À l’aube des vendanges, alors que les grappes mûrissent sur les coteaux namurois, le Domaine du Ry d’Argent s’apprête à franchir un nouveau cap. Vingt ans après sa création à Bovesse, cette propriété belge est devenue un laboratoire d’adaptation, où l’agriculture se conjugue avec l’entrepreneuriat.
Aux commandes, Audrey et Jean-François Baele. Issu d’une famille enracinée dans la terre, Jean-François assume pleinement ce double rôle « d’agriculteur-entrepreneur ». Il cultive ses vignes, élabore ses cuvées et a construit une activité de prestations qui soutient l’investissement et amortit les aléas climatiques. « Je ne veux pas dépasser 50% de prestations, sinon on devient une usine à façon », insiste-t-il.
Concrètement, le domaine aligne 12 ha (8 ha Bovesse, 2 ha Lasne, 2 ha Ohain). Pour 2025, Jean-François Baele vise environ 8 t/ha, soit plus de 100 t de raisins et 100 000 bouteilles, tout en vinifiant 20 ha pour des clients, sans jamais franchir la barre des 50% de prestations.

Après une vendange 2024 catastrophique (10% d’une année normale : 1 500 magnums et 8 000 bouteilles d’effervescents), la remontada 2025 se prépare. « Il faut les nerfs solides pour être vigneron, peu importe où on est. »
Cette résilience s’appuie sur une répartition mobile entre bulles et vins tranquilles, dans toutes les couleurs. « On prend l’année au mieux : mauvaise météo ? Plus d’effervescents. Belle maturité ? On pousse les tranquilles. » La densité de 4 140 pieds/ha, « comme en Allemagne ou au Luxembourg », autorise vendange en vert et changement de cap : « S’il fait très chaud comme en 2025, on peut sortir un top rouge ; s’il pleut, on bascule en blanc de noirs ou en rosé effervescent. »
Côté encépagement, Jean-François Baele a longtemps cru aux résistants. Mais, selon lui, le marché a tranché : « En vingt ans, sur 15 projets vendus, plus personne ne m’a commandé un seul hectare d’interspécifique ces dernières années. »
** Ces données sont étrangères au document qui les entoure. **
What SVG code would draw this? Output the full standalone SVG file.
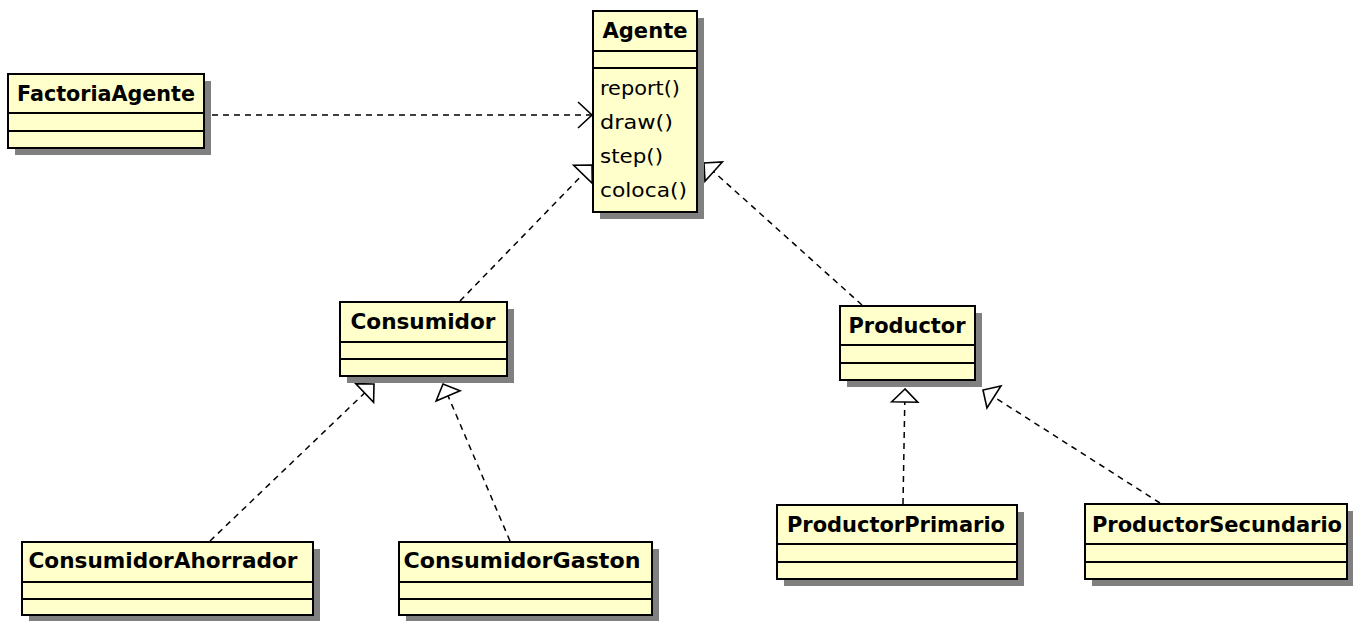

La souplesse est aussi économique. Les prestations (dégorgement, mise, filtration) pour des clients qui voulaient externaliser cette partie du travail, ont permis d’investir lourdement : « 150 000 € mis récemment dans le froid, un filtre tangentiel, une deuxième étiqueteuse… » Surtout, elles ont permis de constituer des stocks : « J’ai fait des réserves comme un écureuil : je peux tenir quatre ans sans récolte. C’est très rare en Belgique. »

Reste le sujet sensible des prix du vin pour le consommateur final. « Je trouve aussi que le vin belge est cher. » Sa parade : deux sociétés. L’une est dédié au bio et au haut de gamme (dont Lisy Grande Réserve), l’autre valorise le reste des jus. « Sans ça, Lisy ne serait pas à 26 € TTC mais à 37 ou 38 €. »
Vingt ans après la première plantation, le Domaine du Ry d’Argent aborde les vendanges avec le calme de ceux qui savent durer. « Le vrai défi en Belgique ? Tenir sur la longueur. »
Domaine du Ry d’Argent en quelques chiffres-clés
Année de création : 2005.
Surface : 12 ha (8 ha Bovesse, 2 ha Lasne, 2 ha Ohain).
Vendange 2024 : 10 % d’une année normale.
Objectif 2025 : +/-100 000 bouteilles (≈ 8 t/ha × 12 ha).
Prestations : plafond ≤ 50 % de l’activité ; +/- 20 ha vinifiés pour des clients.
Encépagement des résistants : 3,5 ha (Solaris 1 ha, Cabernet Jura/Regent ≈ 3 ha, Cabaret Noir).
Investissements récents : 150 000 € (froid pro, filtre tangentiel, 2ᵉ étiqueteuse).
Stocks de sécurité : autonomie jusqu’à 4 ans sans récolte.